**DATA**

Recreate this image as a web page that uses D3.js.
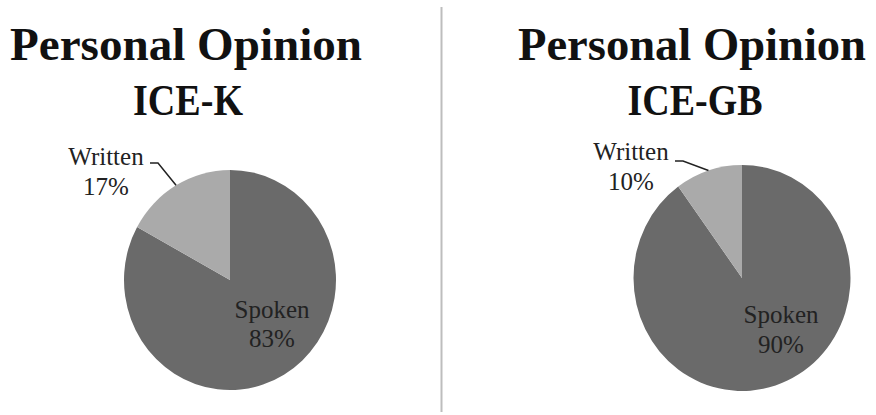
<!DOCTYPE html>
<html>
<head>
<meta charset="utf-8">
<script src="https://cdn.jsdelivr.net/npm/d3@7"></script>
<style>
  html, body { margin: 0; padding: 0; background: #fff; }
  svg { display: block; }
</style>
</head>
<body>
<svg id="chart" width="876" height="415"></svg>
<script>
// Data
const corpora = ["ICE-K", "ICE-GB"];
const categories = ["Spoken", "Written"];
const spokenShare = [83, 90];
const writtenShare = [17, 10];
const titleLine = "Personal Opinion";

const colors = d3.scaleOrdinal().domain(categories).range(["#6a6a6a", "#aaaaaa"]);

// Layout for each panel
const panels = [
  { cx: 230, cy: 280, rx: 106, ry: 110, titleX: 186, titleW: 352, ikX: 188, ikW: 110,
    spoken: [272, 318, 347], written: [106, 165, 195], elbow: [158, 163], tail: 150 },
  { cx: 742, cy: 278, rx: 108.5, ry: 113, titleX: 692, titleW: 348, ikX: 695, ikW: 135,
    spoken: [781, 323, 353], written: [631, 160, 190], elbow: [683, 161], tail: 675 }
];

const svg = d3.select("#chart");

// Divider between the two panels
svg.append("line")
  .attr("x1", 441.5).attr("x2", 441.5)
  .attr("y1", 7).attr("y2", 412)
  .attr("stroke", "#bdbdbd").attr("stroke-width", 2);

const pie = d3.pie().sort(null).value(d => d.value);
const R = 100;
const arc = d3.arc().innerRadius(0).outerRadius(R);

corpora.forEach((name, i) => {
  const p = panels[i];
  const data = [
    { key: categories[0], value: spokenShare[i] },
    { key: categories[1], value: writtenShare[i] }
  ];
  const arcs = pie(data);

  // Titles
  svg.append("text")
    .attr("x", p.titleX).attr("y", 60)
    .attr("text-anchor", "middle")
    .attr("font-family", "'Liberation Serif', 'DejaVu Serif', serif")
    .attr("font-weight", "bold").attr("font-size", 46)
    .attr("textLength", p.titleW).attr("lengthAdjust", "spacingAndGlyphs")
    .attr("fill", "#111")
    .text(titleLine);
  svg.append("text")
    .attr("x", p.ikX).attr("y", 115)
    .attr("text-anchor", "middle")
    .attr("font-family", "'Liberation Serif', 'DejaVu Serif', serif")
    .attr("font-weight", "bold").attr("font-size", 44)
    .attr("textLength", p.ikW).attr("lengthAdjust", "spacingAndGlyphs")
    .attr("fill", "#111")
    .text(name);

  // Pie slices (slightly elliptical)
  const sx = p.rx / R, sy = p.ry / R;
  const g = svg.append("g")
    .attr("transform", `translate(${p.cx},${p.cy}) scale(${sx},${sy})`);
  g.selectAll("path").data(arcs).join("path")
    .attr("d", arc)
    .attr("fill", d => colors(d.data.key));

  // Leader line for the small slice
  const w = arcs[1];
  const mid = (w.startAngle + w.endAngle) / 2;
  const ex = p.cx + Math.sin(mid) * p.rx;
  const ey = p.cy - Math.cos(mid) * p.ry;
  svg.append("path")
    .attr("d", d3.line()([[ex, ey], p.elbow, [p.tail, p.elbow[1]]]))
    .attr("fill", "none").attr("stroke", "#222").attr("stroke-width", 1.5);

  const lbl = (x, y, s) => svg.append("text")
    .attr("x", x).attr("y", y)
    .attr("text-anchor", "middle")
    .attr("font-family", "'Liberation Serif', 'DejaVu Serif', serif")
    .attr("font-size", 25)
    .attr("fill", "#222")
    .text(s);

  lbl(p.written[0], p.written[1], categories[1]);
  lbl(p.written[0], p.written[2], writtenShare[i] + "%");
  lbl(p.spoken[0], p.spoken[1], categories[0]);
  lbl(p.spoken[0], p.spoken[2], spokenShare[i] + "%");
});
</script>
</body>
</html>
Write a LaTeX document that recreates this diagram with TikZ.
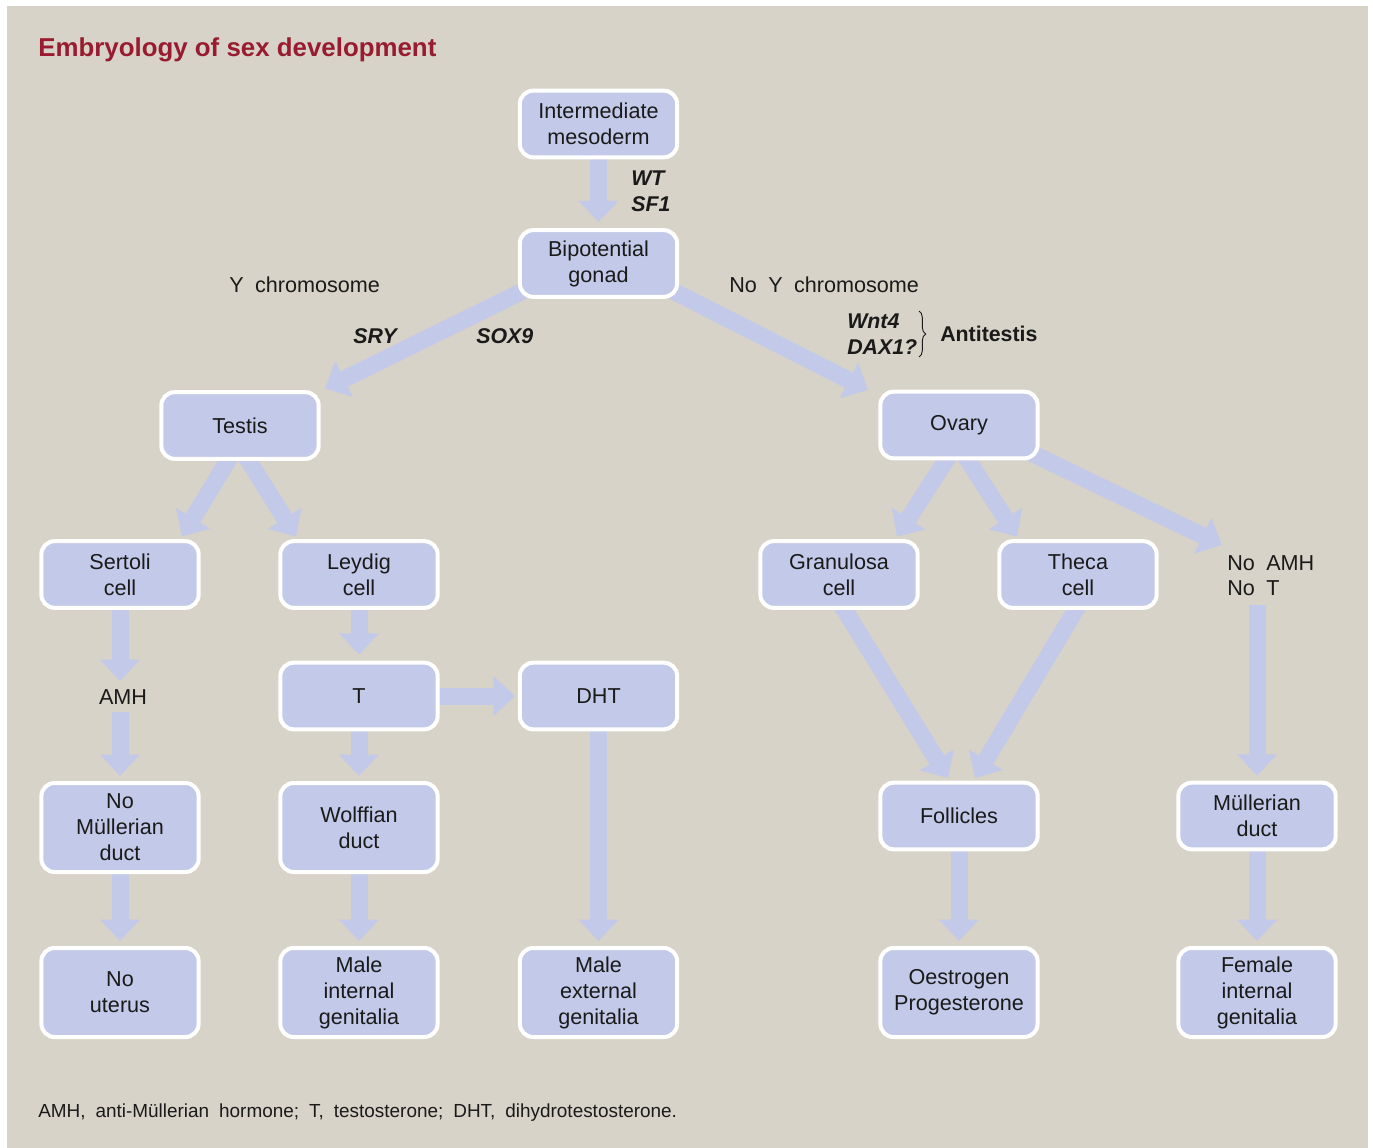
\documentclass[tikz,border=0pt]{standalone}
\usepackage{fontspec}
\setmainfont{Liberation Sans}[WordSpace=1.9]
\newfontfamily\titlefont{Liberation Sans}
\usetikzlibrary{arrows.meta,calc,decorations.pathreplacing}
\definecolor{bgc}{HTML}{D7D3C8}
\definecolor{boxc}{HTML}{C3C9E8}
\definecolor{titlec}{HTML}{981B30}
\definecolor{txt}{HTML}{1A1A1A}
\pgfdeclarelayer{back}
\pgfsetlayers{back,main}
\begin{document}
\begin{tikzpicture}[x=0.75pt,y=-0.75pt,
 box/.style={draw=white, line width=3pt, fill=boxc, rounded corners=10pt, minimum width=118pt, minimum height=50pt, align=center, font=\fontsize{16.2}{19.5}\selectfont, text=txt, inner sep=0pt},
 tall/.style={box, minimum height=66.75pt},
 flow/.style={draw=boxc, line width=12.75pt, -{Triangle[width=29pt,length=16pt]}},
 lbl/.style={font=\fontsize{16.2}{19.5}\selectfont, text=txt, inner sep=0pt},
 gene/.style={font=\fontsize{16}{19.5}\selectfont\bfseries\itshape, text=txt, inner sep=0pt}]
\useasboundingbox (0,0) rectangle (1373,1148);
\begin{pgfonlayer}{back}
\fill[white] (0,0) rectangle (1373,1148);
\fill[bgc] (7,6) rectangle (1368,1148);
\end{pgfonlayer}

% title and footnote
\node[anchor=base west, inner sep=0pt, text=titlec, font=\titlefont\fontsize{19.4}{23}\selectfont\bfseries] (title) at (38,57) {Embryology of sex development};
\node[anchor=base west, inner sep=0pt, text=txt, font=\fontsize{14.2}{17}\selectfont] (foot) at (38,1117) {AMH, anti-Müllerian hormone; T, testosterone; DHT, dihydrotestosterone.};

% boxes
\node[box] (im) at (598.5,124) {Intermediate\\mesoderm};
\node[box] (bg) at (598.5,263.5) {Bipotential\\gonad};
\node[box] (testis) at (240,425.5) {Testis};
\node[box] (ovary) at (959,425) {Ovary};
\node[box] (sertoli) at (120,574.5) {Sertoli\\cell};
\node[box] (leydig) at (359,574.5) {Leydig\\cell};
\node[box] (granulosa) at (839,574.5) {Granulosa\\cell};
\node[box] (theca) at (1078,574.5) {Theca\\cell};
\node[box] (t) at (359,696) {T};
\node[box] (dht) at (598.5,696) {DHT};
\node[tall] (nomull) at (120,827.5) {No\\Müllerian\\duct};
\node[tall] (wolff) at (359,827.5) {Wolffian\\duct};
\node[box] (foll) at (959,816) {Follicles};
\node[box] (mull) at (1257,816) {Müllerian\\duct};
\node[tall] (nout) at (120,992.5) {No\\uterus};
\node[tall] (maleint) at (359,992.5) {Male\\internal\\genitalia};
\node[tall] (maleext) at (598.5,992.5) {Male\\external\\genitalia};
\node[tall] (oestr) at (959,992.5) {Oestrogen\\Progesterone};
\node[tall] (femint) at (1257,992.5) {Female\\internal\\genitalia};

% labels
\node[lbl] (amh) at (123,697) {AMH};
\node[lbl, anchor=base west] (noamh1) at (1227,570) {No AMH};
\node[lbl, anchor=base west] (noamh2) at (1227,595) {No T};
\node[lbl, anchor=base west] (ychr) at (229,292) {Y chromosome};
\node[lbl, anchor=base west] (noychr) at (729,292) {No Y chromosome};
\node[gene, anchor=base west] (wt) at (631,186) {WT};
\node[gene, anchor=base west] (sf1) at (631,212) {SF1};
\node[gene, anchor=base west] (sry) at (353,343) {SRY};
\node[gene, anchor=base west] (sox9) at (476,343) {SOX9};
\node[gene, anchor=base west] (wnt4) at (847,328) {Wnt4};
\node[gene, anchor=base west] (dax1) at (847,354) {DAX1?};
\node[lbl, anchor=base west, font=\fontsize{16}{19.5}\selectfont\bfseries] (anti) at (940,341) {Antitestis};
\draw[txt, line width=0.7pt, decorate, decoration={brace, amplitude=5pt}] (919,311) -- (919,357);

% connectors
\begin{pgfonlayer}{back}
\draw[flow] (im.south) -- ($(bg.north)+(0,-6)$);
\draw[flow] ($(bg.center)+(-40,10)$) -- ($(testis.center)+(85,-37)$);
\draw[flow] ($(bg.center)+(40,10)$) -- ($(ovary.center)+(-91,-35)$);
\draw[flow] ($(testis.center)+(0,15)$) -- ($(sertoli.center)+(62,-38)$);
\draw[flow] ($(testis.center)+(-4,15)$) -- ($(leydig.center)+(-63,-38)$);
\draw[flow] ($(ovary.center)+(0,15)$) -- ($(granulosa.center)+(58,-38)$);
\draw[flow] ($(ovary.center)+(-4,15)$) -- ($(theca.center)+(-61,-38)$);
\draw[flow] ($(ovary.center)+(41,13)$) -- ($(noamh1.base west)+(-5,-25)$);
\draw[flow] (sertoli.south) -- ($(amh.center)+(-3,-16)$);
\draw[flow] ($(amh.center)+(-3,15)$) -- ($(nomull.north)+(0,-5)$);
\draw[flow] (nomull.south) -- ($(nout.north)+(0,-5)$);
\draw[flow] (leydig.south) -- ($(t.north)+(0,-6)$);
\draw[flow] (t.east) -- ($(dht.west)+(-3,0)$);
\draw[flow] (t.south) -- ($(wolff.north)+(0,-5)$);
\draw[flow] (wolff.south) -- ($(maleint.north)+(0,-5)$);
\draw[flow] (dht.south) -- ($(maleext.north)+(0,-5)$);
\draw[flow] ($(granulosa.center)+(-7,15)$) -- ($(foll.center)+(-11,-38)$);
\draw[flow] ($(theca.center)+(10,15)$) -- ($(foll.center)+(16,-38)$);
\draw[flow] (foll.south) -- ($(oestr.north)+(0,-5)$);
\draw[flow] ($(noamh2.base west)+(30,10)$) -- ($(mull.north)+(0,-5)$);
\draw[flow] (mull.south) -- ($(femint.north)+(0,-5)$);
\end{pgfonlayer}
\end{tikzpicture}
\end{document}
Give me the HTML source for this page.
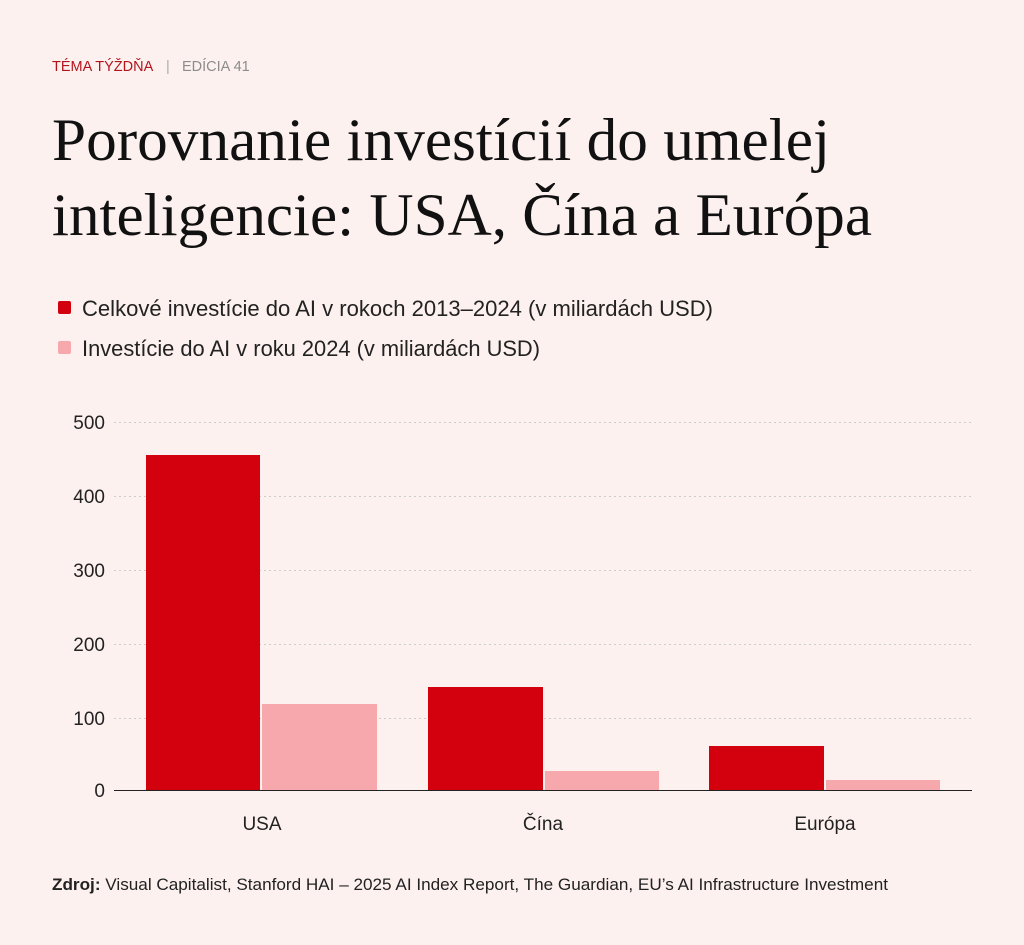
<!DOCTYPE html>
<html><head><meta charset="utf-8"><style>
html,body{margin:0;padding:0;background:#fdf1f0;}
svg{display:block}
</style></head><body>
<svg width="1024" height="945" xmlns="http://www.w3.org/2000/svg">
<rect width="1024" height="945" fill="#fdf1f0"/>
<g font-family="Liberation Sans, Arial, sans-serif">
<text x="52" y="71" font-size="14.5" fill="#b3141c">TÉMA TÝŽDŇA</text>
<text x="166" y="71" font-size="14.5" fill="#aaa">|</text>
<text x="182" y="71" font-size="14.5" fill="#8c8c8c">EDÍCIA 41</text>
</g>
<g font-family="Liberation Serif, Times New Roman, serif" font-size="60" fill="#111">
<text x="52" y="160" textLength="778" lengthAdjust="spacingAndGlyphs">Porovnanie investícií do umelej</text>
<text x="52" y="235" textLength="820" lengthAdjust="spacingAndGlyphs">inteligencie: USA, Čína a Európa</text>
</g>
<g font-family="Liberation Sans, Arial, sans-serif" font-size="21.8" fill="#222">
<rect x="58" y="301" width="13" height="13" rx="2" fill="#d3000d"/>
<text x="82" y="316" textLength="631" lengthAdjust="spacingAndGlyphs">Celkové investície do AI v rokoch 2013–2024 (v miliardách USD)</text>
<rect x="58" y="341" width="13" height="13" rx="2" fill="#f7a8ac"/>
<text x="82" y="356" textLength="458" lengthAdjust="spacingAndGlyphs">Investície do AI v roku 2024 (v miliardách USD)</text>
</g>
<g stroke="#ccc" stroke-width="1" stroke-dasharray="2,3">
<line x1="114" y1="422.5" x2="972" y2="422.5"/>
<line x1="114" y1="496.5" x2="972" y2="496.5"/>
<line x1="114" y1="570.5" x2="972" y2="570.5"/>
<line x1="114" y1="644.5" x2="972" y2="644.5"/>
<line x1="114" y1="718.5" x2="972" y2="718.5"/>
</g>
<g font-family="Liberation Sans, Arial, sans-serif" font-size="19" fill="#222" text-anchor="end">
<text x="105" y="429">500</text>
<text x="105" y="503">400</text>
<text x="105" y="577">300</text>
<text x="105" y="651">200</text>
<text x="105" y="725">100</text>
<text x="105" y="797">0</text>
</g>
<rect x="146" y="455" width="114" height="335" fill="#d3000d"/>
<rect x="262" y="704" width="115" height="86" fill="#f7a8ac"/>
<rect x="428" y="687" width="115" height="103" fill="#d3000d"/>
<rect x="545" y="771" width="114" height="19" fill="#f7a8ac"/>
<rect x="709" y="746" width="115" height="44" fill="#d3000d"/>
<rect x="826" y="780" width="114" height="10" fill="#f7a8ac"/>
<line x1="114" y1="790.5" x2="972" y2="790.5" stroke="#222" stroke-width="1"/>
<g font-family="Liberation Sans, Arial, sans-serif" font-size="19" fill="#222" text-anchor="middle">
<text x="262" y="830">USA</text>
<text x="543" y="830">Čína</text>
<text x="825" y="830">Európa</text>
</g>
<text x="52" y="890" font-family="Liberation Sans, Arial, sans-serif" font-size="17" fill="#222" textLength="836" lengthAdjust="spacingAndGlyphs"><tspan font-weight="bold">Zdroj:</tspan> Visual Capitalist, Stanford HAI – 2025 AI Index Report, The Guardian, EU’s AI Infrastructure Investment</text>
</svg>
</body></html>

**TASK PROMPT**
Find the word "page" and list each line it appears in.

**RESPONSE**
Recreate this image as a web page that uses D3.js.
Give me the HTML source for this page.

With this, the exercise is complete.